Har de har har. But that's not how criminals think. Back in 2008, Graham Rayman at the Village Voice examined the activities of a mortgage servicer owned by Lehman Brothers called Aurora:
[Aurora's website claimed]: "We routinely work with customers who are having difficulty in making their mortgage payments to explore alternatives to foreclosure that would enable them to stay in the home."
Despite these rosy assertions, an industry survey in 2007 by Moody's found that companies like Aurora were only modifying a tiny percentage of their loans. The Center for Responsible Lending reported in January that foreclosures were outstripping modifications by 7 to 1, and 13 to 1 among subprime loans.
Aurora wasn't reticent to modify loans because they were unsure of their authority. They just preferred to grab property as fast as they could, and they weren't scrupulous about how they did it:
The letter that Aurora sent to Grant said he was behind on his payments, and the company was going to foreclose on his four-family house in Bed-Stuy.
Grant was indeed behind—but only by a few weeks, he says. Moreover, he had already mailed in the payments that would bring him up to date.
He contacted Aurora to plead his case, but, incredibly, the company refused to accept the payments. Instead, company officials moved ahead with the foreclosure. No matter what he did, Grant says, Aurora would not work with him to resolve the debt.

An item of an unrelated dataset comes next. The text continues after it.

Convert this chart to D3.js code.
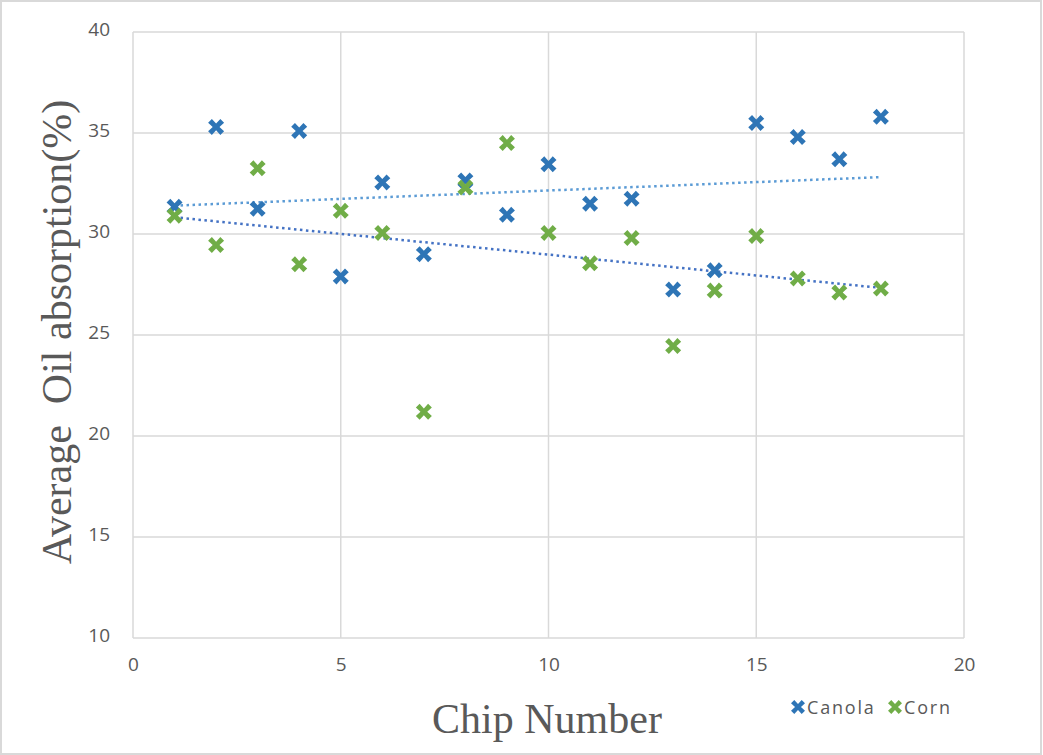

"I had the money, and I sent them the money, but they didn't want it," he says. "It's like they would rather have had the house back."

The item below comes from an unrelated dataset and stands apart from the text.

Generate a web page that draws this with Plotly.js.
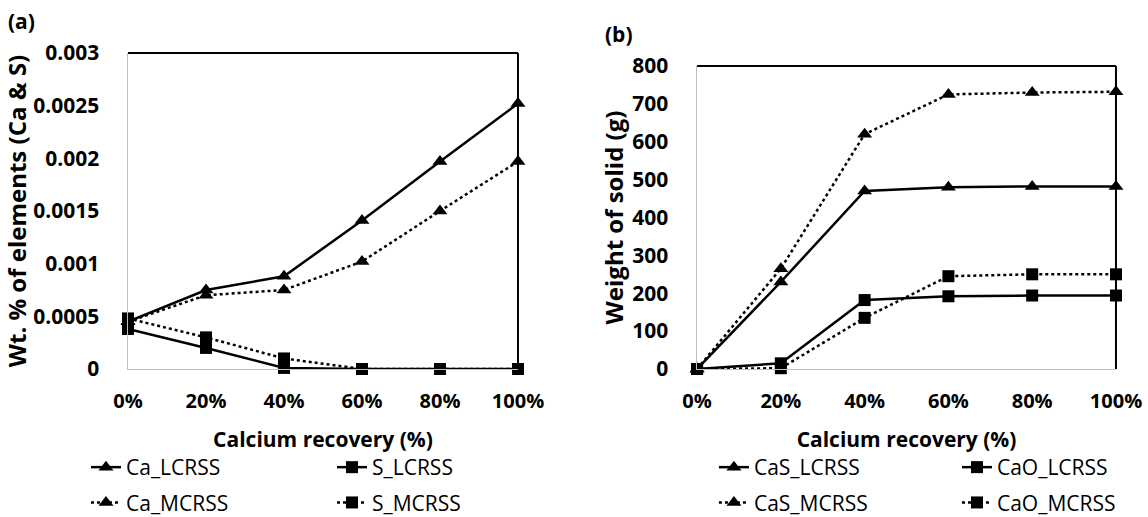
<!DOCTYPE html>
<html>
<head>
<meta charset="utf-8">
<script src="https://cdn.plot.ly/plotly-3.0.1.min.js"></script>
<style>html,body{margin:0;padding:0;background:#fff;}#chart{width:1148px;height:517px;}</style>
</head>
<body>
<div id="chart"></div>
<script>
// Categories (x)
const recovery = ['0%', '20%', '40%', '60%', '80%', '100%'];

// Panel (a): Wt. % of elements
const Ca_LCRSS = [0.00045, 0.00075, 0.00088, 0.00141, 0.00197, 0.00252];
const Ca_MCRSS = [0.00045, 0.00070, 0.00075, 0.00102, 0.00150, 0.00197];
const S_LCRSS  = [0.00038, 0.00020, 0.00001, 0, 0, 0];
const S_MCRSS  = [0.00048, 0.00030, 0.00010, 0, 0, 0];

// Panel (b): Weight of solid (g)
const CaS_LCRSS = [0, 230, 470, 480, 482, 482];
const CaS_MCRSS = [0, 265, 620, 725, 730, 732];
const CaO_LCRSS = [0, 15, 182, 192, 194, 194];
const CaO_MCRSS = [0, 2, 135, 245, 250, 250];

// Tick labels
const yTicksA = [0, 0.0005, 0.001, 0.0015, 0.002, 0.0025, 0.003];
const yTextA = ['0', '0.0005', '0.001', '0.0015', '0.002', '0.0025', '0.003'];
const yTicksB = [0, 100, 200, 300, 400, 500, 600, 700, 800];

const FONT = 'Open Sans, Liberation Sans, sans-serif';

function tr(name, y, sym, dash, xa, ya, leg) {
  return {
    type: 'scatter', mode: 'lines+markers', name: name,
    x: recovery, y: y, xaxis: xa, yaxis: ya, legend: leg,
    line: {color: '#000', width: 2.5, dash: dash},
    marker: {symbol: sym, size: sym === 'square' ? 12 : 13, color: '#000'},
    cliponaxis: false
  };
}

const data = [
  tr('Ca_LCRSS', Ca_LCRSS, 'triangle-up', 'solid', 'x', 'y', 'legend'),
  tr('Ca_MCRSS', Ca_MCRSS, 'triangle-up', 'dot', 'x', 'y', 'legend'),
  tr('S_LCRSS', S_LCRSS, 'square', 'solid', 'x', 'y', 'legend2'),
  tr('S_MCRSS', S_MCRSS, 'square', 'dot', 'x', 'y', 'legend2'),
  tr('CaS_LCRSS', CaS_LCRSS, 'triangle-up', 'solid', 'x2', 'y2', 'legend3'),
  tr('CaS_MCRSS', CaS_MCRSS, 'triangle-up', 'dot', 'x2', 'y2', 'legend3'),
  tr('CaO_LCRSS', CaO_LCRSS, 'square', 'solid', 'x2', 'y2', 'legend4'),
  tr('CaO_MCRSS', CaO_MCRSS, 'square', 'dot', 'x2', 'y2', 'legend4')
];
data.forEach((d, i) => d.legendgroup = 'g' + i);

const xTickFont = {family: FONT, size: 20, color: '#000', weight: 'bold'};
const yTickFont = {family: FONT, size: 21, color: '#000', weight: 'bold'};
const xTitleFont = {family: FONT, size: 21, color: '#000', weight: 'bold'};
const yTitleFont = {family: FONT, size: 24, color: '#000', weight: 'bold'};
const legFont = {family: FONT, size: 21, color: '#000'};

function xax(domain, anchor) {
  return {
    domain: domain, anchor: anchor, type: 'category',
    categoryorder: 'array', categoryarray: recovery,
    range: [0, 5], showgrid: false, zeroline: false,
    showline: true, linecolor: '#bfbfbf', linewidth: 1.5,
    ticks: '', tickfont: xTickFont, ticklabelstandoff: 14,
    title: {text: 'Calcium recovery (%)', font: xTitleFont, standoff: 19},
    fixedrange: true
  };
}
function leg(x) {
  return {
    x: x, xanchor: 'left', y: 0.1354, yanchor: 'top',
    orientation: 'v', font: legFont, bgcolor: 'rgba(0,0,0,0)',
    tracegroupgap: 5
  };
}

const layout = {
  width: 1148, height: 517,
  margin: {l: 0, r: 0, t: 0, b: 0, autoexpand: false},
  paper_bgcolor: '#fff', plot_bgcolor: '#fff',
  showlegend: true,
  xaxis: xax([0.1115, 0.4512], 'y'),
  yaxis: {
    domain: [0.2863, 0.8975], anchor: 'x',
    range: [0, 0.003], tickvals: yTicksA, ticktext: yTextA,
    showgrid: false, zeroline: false, showline: true, linecolor: '#bfbfbf', linewidth: 1.5,
    ticks: '', tickfont: yTickFont, ticklabelstandoff: 23,
    title: {text: 'Wt. % of elements (Ca & S)', font: yTitleFont, standoff: 0},
    fixedrange: true
  },
  xaxis2: xax([0.6072, 0.9721], 'y2'),
  yaxis2: {
    domain: [0.2863, 0.8723], anchor: 'x2',
    range: [0, 800], tickvals: yTicksB,
    showgrid: false, zeroline: false, showline: true, linecolor: '#bfbfbf', linewidth: 1.5,
    ticks: '', tickfont: yTickFont, ticklabelstandoff: 23,
    title: {text: 'Weight of solid (g)', font: yTitleFont, standoff: 2},
    fixedrange: true
  },
  legend: leg(0.0749),
  legend2: leg(0.2892),
  legend3: leg(0.6219),
  legend4: leg(0.8336),
  shapes: [
    {type: 'line', xref: 'x domain', yref: 'y domain', x0: 0, x1: 1, y0: 1, y1: 1, line: {color: '#000', width: 2}},
    {type: 'line', xref: 'x domain', yref: 'y domain', x0: 1, x1: 1, y0: 0, y1: 1, line: {color: '#000', width: 2}},
    {type: 'line', xref: 'x2 domain', yref: 'y2 domain', x0: 0, x1: 1, y0: 1, y1: 1, line: {color: '#000', width: 2}},
    {type: 'line', xref: 'x2 domain', yref: 'y2 domain', x0: 1, x1: 1, y0: 0, y1: 1, line: {color: '#000', width: 2}}
  ],
  annotations: [
    {text: '(a)', xref: 'paper', yref: 'paper', x: 0.005, y: 0.99, xanchor: 'left', yanchor: 'top', showarrow: false, font: {family: FONT, size: 21, color: '#000', weight: 'bold'}},
    {text: '(b)', xref: 'paper', yref: 'paper', x: 0.525, y: 0.965, xanchor: 'left', yanchor: 'top', showarrow: false, font: {family: FONT, size: 21, color: '#000', weight: 'bold'}}
  ]
};

Plotly.newPlot('chart', data, layout, {displayModeBar: false, staticPlot: true});
</script>
</body>
</html>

Rayman has more horror stories; you may read others here. Some of those people are suing; I wouldn't be shocked if Aurora's paperwork were discovered to be faulty. And that's just one servicer, flying under the banner of a major financial services company.
You know me, I don't like to think ill of anyone, but under the circumstances I have to suspect that the people who are crying "Whoa, let's not go overboard" with respect to this crisis are not really trying to protect the innocent.